Does the X algorithm penalize accounts that post too frequently?

Not through a direct penalty flag, but through structural suppression. X's author diversity filter limits how many posts from a single account appear in any follower's session. High-frequency posting also dilutes each post's semantic topic signal under the January 2026 Phoenix algorithm, which reads content depth rather than just engagement metrics. Accounts that post at uniform scheduled intervals (exactly every 2 hours, for example) accumulate behavioral friction signals separately from content-quality signals.

What is the X author diversity cap and how does it affect B2B content distribution?

The author diversity cap is a filter in X's recommendation pipeline that limits how many posts from any single account appear in a user's For You feed during a session. It creates a per-account distribution budget rather than a per-post one. For B2B accounts posting across multiple content types (perspective posts, product updates, event content) on the same day, each post competes with the others for the same slot rather than reaching the full audience independently.
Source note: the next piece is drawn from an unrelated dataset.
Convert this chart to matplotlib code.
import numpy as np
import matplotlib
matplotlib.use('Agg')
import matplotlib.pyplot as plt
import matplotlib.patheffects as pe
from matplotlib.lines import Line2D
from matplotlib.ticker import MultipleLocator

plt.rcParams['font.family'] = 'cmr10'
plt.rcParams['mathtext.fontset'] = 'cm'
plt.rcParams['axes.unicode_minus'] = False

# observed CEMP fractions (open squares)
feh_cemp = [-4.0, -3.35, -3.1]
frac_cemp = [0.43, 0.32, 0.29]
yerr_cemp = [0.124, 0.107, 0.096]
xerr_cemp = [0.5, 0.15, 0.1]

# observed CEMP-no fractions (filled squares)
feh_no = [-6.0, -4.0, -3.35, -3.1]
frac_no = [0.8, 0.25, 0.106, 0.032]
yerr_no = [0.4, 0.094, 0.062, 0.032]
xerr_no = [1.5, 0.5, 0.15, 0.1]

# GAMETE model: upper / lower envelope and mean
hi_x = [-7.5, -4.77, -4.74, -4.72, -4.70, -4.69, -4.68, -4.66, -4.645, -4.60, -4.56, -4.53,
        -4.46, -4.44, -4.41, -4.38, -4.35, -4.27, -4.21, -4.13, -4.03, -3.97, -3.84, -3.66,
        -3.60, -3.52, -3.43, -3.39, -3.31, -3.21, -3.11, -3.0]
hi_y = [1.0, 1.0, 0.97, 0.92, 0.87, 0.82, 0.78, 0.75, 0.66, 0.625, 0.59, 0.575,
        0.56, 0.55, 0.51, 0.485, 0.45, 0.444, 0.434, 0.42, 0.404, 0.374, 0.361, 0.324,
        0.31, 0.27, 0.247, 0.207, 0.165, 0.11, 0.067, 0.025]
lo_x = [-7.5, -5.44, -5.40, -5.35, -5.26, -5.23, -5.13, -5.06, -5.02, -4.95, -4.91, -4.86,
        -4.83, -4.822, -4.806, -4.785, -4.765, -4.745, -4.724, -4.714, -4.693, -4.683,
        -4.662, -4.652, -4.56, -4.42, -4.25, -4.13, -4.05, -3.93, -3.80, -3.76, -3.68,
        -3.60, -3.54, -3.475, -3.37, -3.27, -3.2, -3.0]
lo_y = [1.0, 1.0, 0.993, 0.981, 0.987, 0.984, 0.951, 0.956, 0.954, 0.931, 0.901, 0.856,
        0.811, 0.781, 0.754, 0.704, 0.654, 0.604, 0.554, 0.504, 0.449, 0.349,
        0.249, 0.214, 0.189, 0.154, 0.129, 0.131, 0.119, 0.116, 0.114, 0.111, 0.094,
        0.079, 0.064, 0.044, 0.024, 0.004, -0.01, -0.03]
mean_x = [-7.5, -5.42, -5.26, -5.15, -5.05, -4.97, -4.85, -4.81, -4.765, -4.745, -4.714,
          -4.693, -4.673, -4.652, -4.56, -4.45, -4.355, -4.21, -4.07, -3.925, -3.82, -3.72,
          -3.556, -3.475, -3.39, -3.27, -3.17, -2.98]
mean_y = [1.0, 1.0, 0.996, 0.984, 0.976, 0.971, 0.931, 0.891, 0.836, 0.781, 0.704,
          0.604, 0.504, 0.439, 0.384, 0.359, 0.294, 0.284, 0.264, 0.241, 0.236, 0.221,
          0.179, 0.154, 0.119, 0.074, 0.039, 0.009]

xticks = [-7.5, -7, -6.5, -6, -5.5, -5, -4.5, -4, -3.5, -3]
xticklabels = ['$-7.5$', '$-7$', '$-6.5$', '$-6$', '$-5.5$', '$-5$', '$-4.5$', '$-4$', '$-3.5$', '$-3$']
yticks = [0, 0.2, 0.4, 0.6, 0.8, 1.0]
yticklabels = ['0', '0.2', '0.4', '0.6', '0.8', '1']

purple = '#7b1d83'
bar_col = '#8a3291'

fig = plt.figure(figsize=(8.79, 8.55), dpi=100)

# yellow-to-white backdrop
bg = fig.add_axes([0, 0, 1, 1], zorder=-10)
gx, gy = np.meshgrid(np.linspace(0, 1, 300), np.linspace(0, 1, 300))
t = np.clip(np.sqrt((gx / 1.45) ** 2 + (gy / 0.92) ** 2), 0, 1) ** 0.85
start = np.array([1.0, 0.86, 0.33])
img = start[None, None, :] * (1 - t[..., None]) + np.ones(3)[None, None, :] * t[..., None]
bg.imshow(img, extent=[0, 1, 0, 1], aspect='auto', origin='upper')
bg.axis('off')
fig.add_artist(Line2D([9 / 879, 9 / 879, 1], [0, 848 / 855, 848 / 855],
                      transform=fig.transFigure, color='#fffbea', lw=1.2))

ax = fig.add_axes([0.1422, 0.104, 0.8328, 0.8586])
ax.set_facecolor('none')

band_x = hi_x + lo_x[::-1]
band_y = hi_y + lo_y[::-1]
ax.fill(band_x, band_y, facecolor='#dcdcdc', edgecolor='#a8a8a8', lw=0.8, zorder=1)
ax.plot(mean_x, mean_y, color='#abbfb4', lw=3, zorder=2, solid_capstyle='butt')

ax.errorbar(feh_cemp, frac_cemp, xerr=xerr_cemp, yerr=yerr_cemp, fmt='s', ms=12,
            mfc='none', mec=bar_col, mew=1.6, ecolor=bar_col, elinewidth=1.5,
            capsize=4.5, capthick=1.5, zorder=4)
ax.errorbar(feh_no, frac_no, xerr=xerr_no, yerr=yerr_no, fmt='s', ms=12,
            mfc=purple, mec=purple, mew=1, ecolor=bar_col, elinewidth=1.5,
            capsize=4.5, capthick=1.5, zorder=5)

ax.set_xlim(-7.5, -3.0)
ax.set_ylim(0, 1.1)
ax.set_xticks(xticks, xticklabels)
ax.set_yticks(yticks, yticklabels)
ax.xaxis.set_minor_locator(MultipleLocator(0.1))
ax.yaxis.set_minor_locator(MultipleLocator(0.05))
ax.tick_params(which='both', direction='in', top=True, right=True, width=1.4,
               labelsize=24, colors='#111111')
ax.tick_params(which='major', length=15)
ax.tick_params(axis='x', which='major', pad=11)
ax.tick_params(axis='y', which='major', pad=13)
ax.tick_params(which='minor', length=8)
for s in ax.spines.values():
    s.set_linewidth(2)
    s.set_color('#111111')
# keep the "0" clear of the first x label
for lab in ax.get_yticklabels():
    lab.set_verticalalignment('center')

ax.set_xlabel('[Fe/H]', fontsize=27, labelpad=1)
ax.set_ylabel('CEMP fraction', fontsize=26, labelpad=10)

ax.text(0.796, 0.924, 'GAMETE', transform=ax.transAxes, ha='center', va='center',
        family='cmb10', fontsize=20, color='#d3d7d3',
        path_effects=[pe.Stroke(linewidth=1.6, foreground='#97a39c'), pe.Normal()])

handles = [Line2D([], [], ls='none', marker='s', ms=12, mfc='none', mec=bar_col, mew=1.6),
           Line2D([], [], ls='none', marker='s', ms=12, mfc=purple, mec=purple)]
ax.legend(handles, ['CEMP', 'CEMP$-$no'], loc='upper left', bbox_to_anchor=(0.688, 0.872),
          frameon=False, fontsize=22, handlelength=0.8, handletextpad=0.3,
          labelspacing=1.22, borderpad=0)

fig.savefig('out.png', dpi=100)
Why do my X posts get fewer impressions when I post more often?

Two mechanisms explain this. First, X's author diversity filter limits how many of your posts enter any follower's session feed; posting 6 times a day does not give you 6 distribution slots, it divides 1 to 2 slots across 6 posts. Second, posts published within 30 minutes of each other compete for the same early-engagement window. Followers who would have replied to one post split their attention across two, reducing the engagement velocity that determines initial algorithmic distribution.
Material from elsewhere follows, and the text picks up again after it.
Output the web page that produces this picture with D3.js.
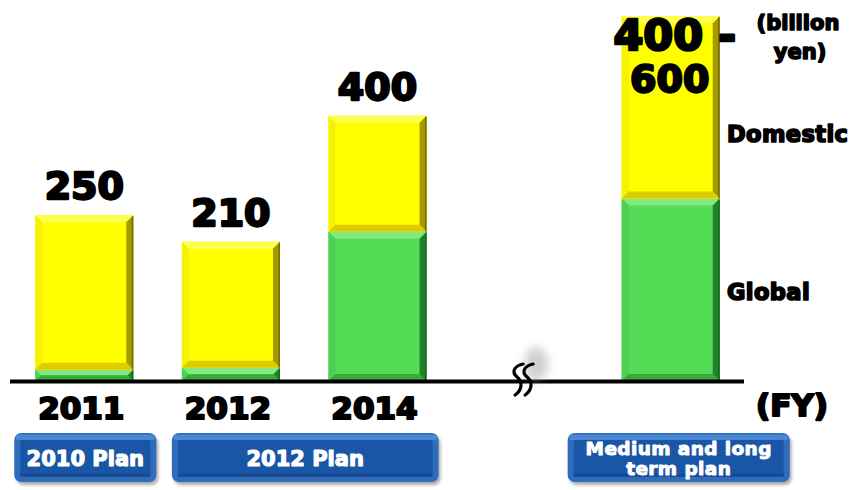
<!DOCTYPE html>
<html>
<head>
<meta charset="utf-8">
<script src="https://cdn.jsdelivr.net/npm/d3@7"></script>
<style>
  html, body { margin: 0; padding: 0; background: #fff; }
  svg { display: block; }
  text { font-family: "DejaVu Sans", "Liberation Sans", sans-serif; font-weight: bold; }
</style>
</head>
<body>
<svg id="chart" width="856" height="490"></svg>
<script>
// ---- data (billion yen) ----
const slots = ["2011", "2012", "2014", "gap", "plan"];          // x slots, "gap" holds the axis break
const barKeys = ["2011", "2012", "2014", "plan"];
const yearLabels = ["2011", "2012", "2014", ""];
const totals = [250, 210, 400, 550];                             // plan bar drawn inside its 400-600 range
const totalLabels = [["250"], ["210"], ["400"], ["400 -", "600"]];
const globalValues = [17, 20, 225, 275];
const domesticValues = totals.map((t, i) => t - globalValues[i]);
const seriesNames = ["Global", "Domestic"];
const planNames = [["2010 Plan"], ["2012 Plan"], ["Medium and long", "term plan"]];
const planFirst = ["2011", "2012", "plan"];
const planLast = ["2011", "2014", "plan"];
const unitLabel = ["(billion", "yen)"];
const axisLabel = "(FY)";

// ---- layout ----
const W = 856, H = 490;
const svg = d3.select("#chart");
svg.append("rect").attr("width", W).attr("height", H).attr("fill", "#fff");

const x = d3.scaleBand().domain(slots).range([11, 744]).paddingInner(0.331).paddingOuter(0.1655);
const y = d3.scaleLinear().domain([0, 600]).range([381, -17]);

const defs = svg.append("defs");
const blur = defs.append("filter").attr("id", "soft").attr("x", "-50%").attr("y", "-50%").attr("width", "200%").attr("height", "200%");
blur.append("feGaussianBlur").attr("stdDeviation", 4);
const blur2 = defs.append("filter").attr("id", "soft2").attr("x", "-20%").attr("y", "-20%").attr("width", "140%").attr("height", "140%");
blur2.append("feGaussianBlur").attr("stdDeviation", 1.5);

const palettes = {
  Global:   { base: "#55dc57", top: "#80ea80", left: "#4fd052", right: "#23802a", bottom: "#3aa83d", edge: "#145c18" },
  Domestic: { base: "#ffff00", top: "#ffff50", left: "#f6f200", right: "#a49a00", bottom: "#ddcc00", edge: "#5e5800" }
};

// a rectangle with bevelled edges
function bevelRect(g, x0, y0, w, h, pal) {
  const b = Math.min(7, h / 2, w / 2);
  const x1 = x0 + w, y1 = y0 + h;
  g.append("rect").attr("x", x0).attr("y", y0).attr("width", w).attr("height", h).attr("fill", pal.base);
  const poly = (pts, fill) => g.append("polygon").attr("points", pts.map(p => p.join(",")).join(" ")).attr("fill", fill);
  poly([[x0, y0], [x1, y0], [x1 - b, y0 + b], [x0 + b, y0 + b]], pal.top);
  poly([[x0, y0], [x0 + b, y0 + b], [x0 + b, y1 - b], [x0, y1]], pal.left);
  poly([[x1, y0], [x1, y1], [x1 - b, y1 - b], [x1 - b, y0 + b]], pal.right);
  poly([[x0, y1], [x0 + b, y1 - b], [x1 - b, y1 - b], [x1, y1]], pal.bottom);
  g.append("rect").attr("x", x1 - 1.5).attr("y", y0 + 1).attr("width", 1.5).attr("height", Math.max(0, h - 1)).attr("fill", pal.edge).attr("opacity", 0.7);
}

// ---- stacked bars ----
const barsG = svg.append("g");
barKeys.forEach((k, i) => {
  const bx = x(k), bw = x.bandwidth();
  const g = barsG.append("g");
  // Global (bottom)
  bevelRect(g, bx, y(globalValues[i]), bw, y(0) - y(globalValues[i]), palettes.Global);
  // Domestic (top)
  const yTop = y(globalValues[i] + domesticValues[i]);
  bevelRect(g, bx, yTop, bw, y(globalValues[i]) - yTop, palettes.Domestic);
});

// ---- baseline ----
svg.append("line").attr("x1", 10).attr("x2", 744).attr("y1", 381.5).attr("y2", 381.5)
  .attr("stroke", "#000").attr("stroke-width", 4);

// ---- axis break ----
const bxc = x("gap") + x.bandwidth() / 2;
svg.append("ellipse").attr("cx", bxc + 12).attr("cy", 364).attr("rx", 12).attr("ry", 17)
  .attr("fill", "#999").attr("opacity", 0.45).attr("filter", "url(#soft)");
[0, 10].forEach(dx => {
  const cx = bxc - 8 + dx;
  svg.append("path")
    .attr("d", `M${cx + 7},${364} C${cx - 2},${366} ${cx - 5},${372} ${cx + 1},${377} C${cx + 7},${382} ${cx + 6},${390} ${cx - 1},${395}`)
    .attr("fill", "none").attr("stroke", "#000").attr("stroke-width", 3.2).attr("stroke-linecap", "round");
});

// ---- value labels ----
const heavy = w => sel => sel.attr("fill", "#000").attr("stroke", "#000").attr("stroke-width", w)
  .attr("stroke-linejoin", "round").attr("paint-order", "stroke");
barKeys.forEach((k, i) => {
  const cx = x(k) + x.bandwidth() / 2;
  const lines = totalLabels[i];
  if (lines.length === 1) {
    svg.append("text").attr("x", cx).attr("y", y(totals[i]) - 16).attr("text-anchor", "middle")
      .attr("font-size", 38).text(lines[0]).call(heavy(2.4));
  } else {
    svg.append("text").attr("x", cx + 4).attr("y", 50).attr("text-anchor", "middle")
      .attr("font-size", 43).text(lines[0]).call(heavy(2.6));
    svg.append("text").attr("x", cx - 1).attr("y", 92).attr("text-anchor", "middle")
      .attr("font-size", 38).text(lines[1]).call(heavy(2.4));
  }
});

// ---- year labels ----
barKeys.forEach((k, i) => {
  if (!yearLabels[i]) return;
  svg.append("text").attr("x", x(k) + x.bandwidth() / 2 - 3).attr("y", 419).attr("text-anchor", "middle")
    .attr("font-size", 31).text(yearLabels[i]).call(heavy(2.2));
});
svg.append("text").attr("x", 792).attr("y", 416).attr("text-anchor", "middle").attr("font-size", 31).text(axisLabel).call(heavy(2.2));

// ---- unit & series labels ----
svg.append("text").attr("x", 798).attr("y", 30).attr("text-anchor", "middle").attr("font-size", 21).text(unitLabel[0]).call(heavy(1.6));
svg.append("text").attr("x", 800).attr("y", 59).attr("text-anchor", "middle").attr("font-size", 21).text(unitLabel[1]).call(heavy(1.6));
svg.append("text").attr("x", 727).attr("y", 142).attr("font-size", 22.5).attr("letter-spacing", 0.4).text(seriesNames[1]).call(heavy(1.7));
svg.append("text").attr("x", 727).attr("y", 300).attr("font-size", 22.5).attr("letter-spacing", 0.4).text(seriesNames[0]).call(heavy(1.7));

// ---- plan boxes ----
const planPad = [[21, 23], [10, 12], [54, 70]];
planNames.forEach((lines, i) => {
  const x0 = x(planFirst[i]) - planPad[i][0];
  const x1 = x(planLast[i]) + x.bandwidth() + planPad[i][1];
  const y0 = 433, h = 49, w = x1 - x0;
  const g = svg.append("g");
  g.append("rect").attr("x", x0 + 2).attr("y", y0 + 3).attr("width", w).attr("height", h).attr("rx", 7)
    .attr("fill", "#777").attr("opacity", 0.6).attr("filter", "url(#soft2)");
  g.append("rect").attr("x", x0).attr("y", y0).attr("width", w).attr("height", h).attr("rx", 7).attr("fill", "#2f6cbc");
  g.append("rect").attr("x", x0 + 1.5).attr("y", y0 + 1.5).attr("width", w - 3).attr("height", 6).attr("rx", 4).attr("fill", "#4a86d2");
  g.append("rect").attr("x", x0 + 6).attr("y", y0 + 7).attr("width", w - 12).attr("height", h - 14).attr("fill", "#1a56a6");
  g.append("rect").attr("x", x0 + 6).attr("y", y0 + h - 8).attr("width", w - 12).attr("height", 3).attr("fill", "#173f80").attr("opacity", 0.7);
  const cx = (x0 + x1) / 2;
  const white = w => sel => sel.attr("fill", "#fff").attr("stroke", "#fff").attr("stroke-width", w)
    .attr("stroke-linejoin", "round").attr("paint-order", "stroke");
  if (lines.length === 1) {
    g.append("text").attr("x", cx).attr("y", y0 + 33).attr("text-anchor", "middle").attr("font-size", 21)
      .text(lines[0]).call(white(1.2));
  } else {
    g.append("text").attr("x", cx).attr("y", y0 + 22).attr("text-anchor", "middle").attr("font-size", 18.5)
      .attr("letter-spacing", 0.4).text(lines[0]).call(white(1));
    g.append("text").attr("x", cx).attr("y", y0 + 41.5).attr("text-anchor", "middle").attr("font-size", 18.5)
      .attr("letter-spacing", 0.4).text(lines[1]).call(white(1));
  }
});
</script>
</body>
</html>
Is X Premium required for effective B2B link sharing in 2026?

Yes, for practical purposes. Since March 2025, non-Premium accounts posting links have seen 0% median engagement on those posts, per Buffer's study of 18.8 million X posts. A non-Premium B2B account posting links at any frequency is not underperforming; the posts receive no algorithmic distribution. Premium accounts posting links maintained a 0.25 to 0.3% engagement rate over the same period. The subscription tier is a prerequisite, not an optional upgrade.

Should B2B companies post links in the tweet body or in the first reply on X?

In the first reply, not the post body, for any non-Premium account. X suppresses distribution of link-containing posts from non-Premium accounts; since March 2025, median engagement on those posts has been 0%. The correct workflow: post the substantive content as native text at peak hours, then add the external URL immediately in the first reply. The native post distributes normally; the link remains accessible in the thread.

Does LinkedIn outperform X for B2B lead generation regardless of how often you post?

Yes. LinkedIn generates 80% of B2B social media leads; X generates 12.73%, and X's median engagement rate across all industries sits at 0.015%. These are structural platform characteristics, not posting-cadence problems that a better schedule can fix. For B2B companies whose primary goal is lead generation, optimizing X posting frequency addresses the wrong variable. X performs better as a credibility and discovery channel than as a direct lead generation channel.

What is the minimum time gap between X posts to avoid self-cannibalization of reach?

90 minutes is the practical minimum based on managed account observation. Posts published within 30 minutes of each other compete for the same early-engagement window, which determines initial algorithmic distribution. From managed B2B accounts, per-post impressions drop 30 to 45% consistently when spacing falls below 90 minutes. Two posts at 9:00 AM and 9:20 AM compete directly; two posts at 9:00 AM and 1:00 PM do not.